New Bing ads fall short of Appleness
Microsoft has moved more quickly into the second phase of its campaign for Bing, the decision engine that fights overload, than it had planned. But why must the ads be so overloaded?
I want to Bing. I want to be Binged.
I want to hear the Binging bells from a million laptops ringing the news that there might be an .
So I was only too delighted to hear that two TV ads have already emerged to do the Binging ringing.
The first so-called anthem spot (ad agencies love to tell clients they need an anthem spot, in the same way that England really, really needs "God Save the Queen"), disappeared almost before it appeared.
The ad seemed, to my timid heart and mind, to be telling viewers that if only they hadn't had their noses stuck in Google searches for most of the day, we might not have needed a financial bailout.

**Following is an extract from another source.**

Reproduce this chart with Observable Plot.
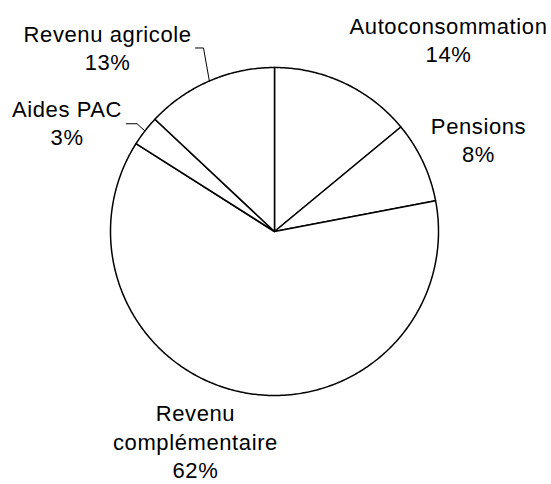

If only you all weren't "lost in the links," you might have prevented your house from being foreclosed and your investment broker from stealing all that money you were hiding from your ex-spouse during the divorce proceedings.
This seems a little harsh on the Googlies. They may not exude enough warmth to heat the outhouse, but to link their links to Bernie Madoff seems a little like blaming Alex Rodriguez for global warming. ("Well, if only you weren't all glued to your TVs watching him hit, you might have been able to sit in the dark and save energy").
I suspect the anthem ad didn't stay on too long, because it feels more complicated than the relationships in "John and Kate Plus 8." In the enthusiasm to make you believe you really are sunk in Searchville, the Bingers felt they had to create a sense of chaos, one that perhaps real people don't feel at all.
Now there's a second TV spot, in which, during various conversations, one party is triggered by the other party's use of a word to give useless search results for that word (watch the video and you'll see what I mean).
This could be funny. This should be funny. But again, the attempt to evoke frenzied overload leaves viewers with a feeling of, no, really, frenzied overload.
It's one thing to dramatize the negative. But it's peculiar to make it seem like it's chaos out there.
Especially as it isn't chaos out there. It certainly doesn't feel like that to people who google as they used to hoover. It feels just faintly annoying sometimes. There's a little too much dust and it's still quite hard to get it under the sofa.
So why don't the creators of the ads mine this annoying feeling to charm their way into people's consciousness?
I'm also left a little perplexed at the idea of Bing being described as a decision engine. I should only use Bing when I want to decide something? Such as whether to go to a Zac Efron movie or stay home and attempt to eat my eyebrows? Again, it's a complex thought that feels neither understandable nor terribly believable.
Some of the performances in this second spot, though, are superb. So I wish I could have just witnessed the whole of the breakfast scene played out in one well-scripted 30-second film. The two actresses would have delivered a funny and winning performance, one that would have made the spot clear, memorable, and loaded just right.
In the attempt to make Google seem like the old, nasty, hairy-nostriled IBM to Bing's cute little Granny Smith, the Bingers mislaid the one thing that made Apple's communication so powerful: the simplicity.
Oh, come on, you didn't know that Bing is trying to be the Apple of search? No one told you? It's there in the ads. You just have to search a little.